I consider it very important to eat at least three regular meals/snacks per day, as it will also help prevent your blood sugar from tanking. Keeping more even levels of blood sugar will make it easier to not reach for less healthy options, because you won’t feel starved and desperate.
Sleep! One of those things that’s SO IMPORTANT and we cannot possibly talk about or encourage enough. Sleep deprivation has been correlated with an increased intake of sugary, caffeinated drinks, and with an increased desire for high calorie foods. If you find yourself reaching for late night sweets, try moving up your bedtime.
Eat Real Meals when Hungry. Sweets are for Dessert.
I’m human. You’re human. It’s the 21st century. We both eat ice cream, cookies, cake, chocolate, and so on. But – try not to eat them when you’re hungry. Instead, aim to eat at least 3 times per day to satisfy your appetite, and then have sweets as a dessert or a light snack. If you’re eating unhealthy food to fill your stomach instead of to just quiet your sugar tooth, then you will likely consume more sugar overall. Fill your belly with something of more substance, then let the figurative cherry on top be your sweet fix.
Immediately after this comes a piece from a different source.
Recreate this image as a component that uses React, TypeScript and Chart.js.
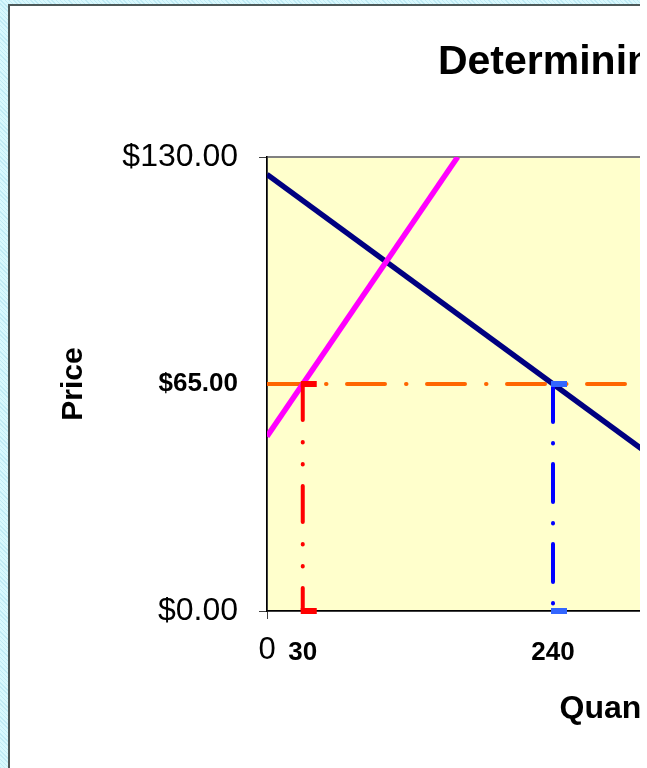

If you’re already satisfied and relatively full from a real meal, you can more easily enjoy a smaller serving of something else healthy.
Personally, I observe a noticeable and pretty immediate decline in my health and well-being when I eat unhealthier items for a meal. I feel much better when I have real meals (of veggies, fruits, mainly whole grains, and high quality proteins and fats – the MyPlate template is an excellent tool to guide you), and save my less healthy items for after my meal.
Drinking Your Sugar
If you find yourself hooked on sugary drinks, try cutting back with drinks that are still sweetened but that have less sugar overall. Feel free to gradually take yourself down – for example, try diluting your soda with a little seltzer water that you can increase over time. Or, try switching to juice from soda, with the goal of eventually diluting that juice. If you love that bubbly carbonated feeling, then try kombucha (my all-time favorite brand is GT’s – and I call their the Divine Grape flavor the gateway kombucha), flavored sparkling water, investing in a Soda Stream, or adding seltzer to your favorite sweetened drink.
Consider your Microbiome
The types of microbes living inside your intestinal tract can influence your cravings, too. Gut microbes can encourage you to choose less items that they themselves want to eat, even if those foods are not healthy for you. It’s becoming more clear that there is a bottom-up communication line from the intestinal microbiome to the brain. The fastest and most effective way to change your intestinal microbiome is to change your diet, so fighting through the pain of these misleading cravings may be the best solution to date for microbiome woes.